Advantages of Fluorocarbon Fishing Line
Invisible to Fish
We discussed in a previous article how monofilament fishing line is hard to detect. When it comes to fluorocarbon, however, it’s more difficult to detect. In fact, out of all the fishing lines, fluorocarbon has the best ability to let light pass through with minimal refraction. The result? Its appearance blends in well with the surrounding water. This is what makes fluorocarbons the best at remaining the least visible to fish. Use fluorocarbon leader when you fish in clear water and for fish with great eyesight.
More Sensitive than Mono
The key trait of fluorocarbon is its higher density when compared to mono. A higher density increases sensitivity giving you a greater awareness of what’s happening around your bait. If you’re bottom fishing, for example, you’ll be able to feel the bottom much better and get a good idea of what the bottom is like. You’ll also be able to feel bites easier. This becomes even more important the more line you have out. The more line you have out, the less sensitive your line becomes. A high density line like fluorocarbon will do much better at transferring force rather than expending it throughout the line itself.
When it’s time to set the hook, the same advantage applies as stated above. A high density line like fluorocarbon will do much better at transferring force rather than expending it throughout the line itself. In many cases, especially for freshwater, this allows more force from your rod to transfer into the point of your hook before it significantly stretches. A lower density line such as monofilament will stretch at a lower force. This means it’ll stretch quicker than fluoro does.
Fluorocarbon fishing line is superior to monofilament in terms of abrasion and UV resistance. This makes it great for fishing around heavy structure that’s likely to cut or damage your line. It also resists cuts and frays from fighting tough scaly fish. The larger the fish and the longer you fight it, the more your line is likely to fray from rubbing against its scales or rough skin (take note surf fishers). Fluorocarbon excels as a leader for this reason.
A unique feature of fluorocarbon is its UV resistance. Monos significantly dry out and weaken from exposure to sunlight. It’s inevitable that you’ll have to change your mono every year or so to keep it fresh and strong. However, fluoro can easily last 5–7 years and retain all its properties.

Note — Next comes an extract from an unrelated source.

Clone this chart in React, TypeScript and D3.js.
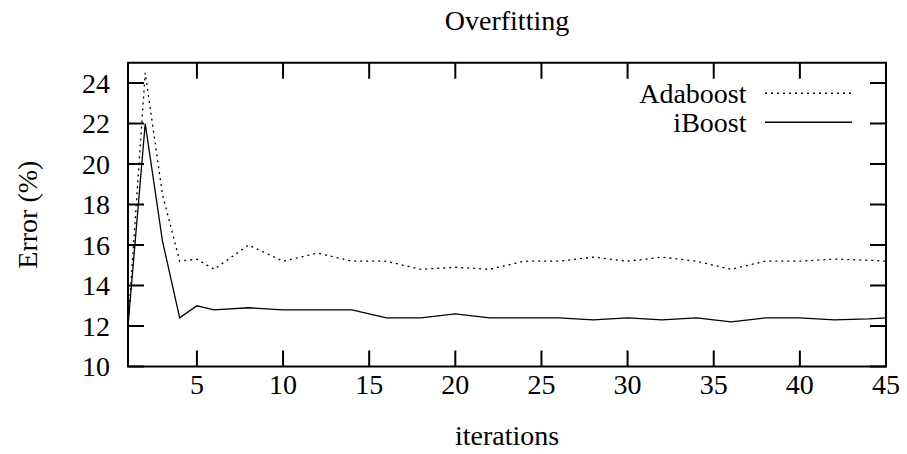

Disadvantages Using Fluorocarbon Fishing Line
Not for Topwater
The density of fluorocarbon is greater than the density of water. This means it’ll sink. Imagine shaking a bucket of rocks of various sizes. The densest ones will end up on the bottom eventually. Likewise, fluorocarbon will out-sink monofilament, making it a poor choice for fishing on the surface. If you let fluoro settle long enough (only seconds), it’ll sink deep enough that your retrieve will pull the lure down into the water at an awkward angle and ruin the action. For this reason, we do not recommend fluorocarbon for topwater baits.
Fluoro has a lot of memory, meaning it does well at keeping its original shape. If you hold it, for example, it’ll feel very stiff compared to mono or braids. As a result, knots are harder to tie. For line-to-lure/swivel/o-ring connections, stick with a uni or palomar knot. For line-to-line connections, use a double uni knot. If you’re just starting out, we recommend using a barrel swivel to connect two lines.
Does Fluorocarbon Stretch More Than Monofilament?
Fluoro can stretch as much as mono, but it takes more force for it to stretch. In addition, when fluoro stretches, it remains stretched and doesn’t revert back to its original form (plastic deformation) like mono tends to do.
Tips for Fluorocarbon Fishing Line
1. Line size for leaders. Line-to-line knots often secure best when both lines have similar diameters. Keep the diameters within about 0.20mm of each other for better security. (Diameters are usually on the box.) Check out this guide for line size considerations.
2. Storage. Even though fluoro is a hardy line, keep it out of the sun and somewhere cool and dry.
3. Backing. Consider adding a mono backing to your line. This will help cut down on expenses and make your new spool of fluoro last longer. Mono also has less line memory, making it secure around your spool better, decreasing the chance of slippage.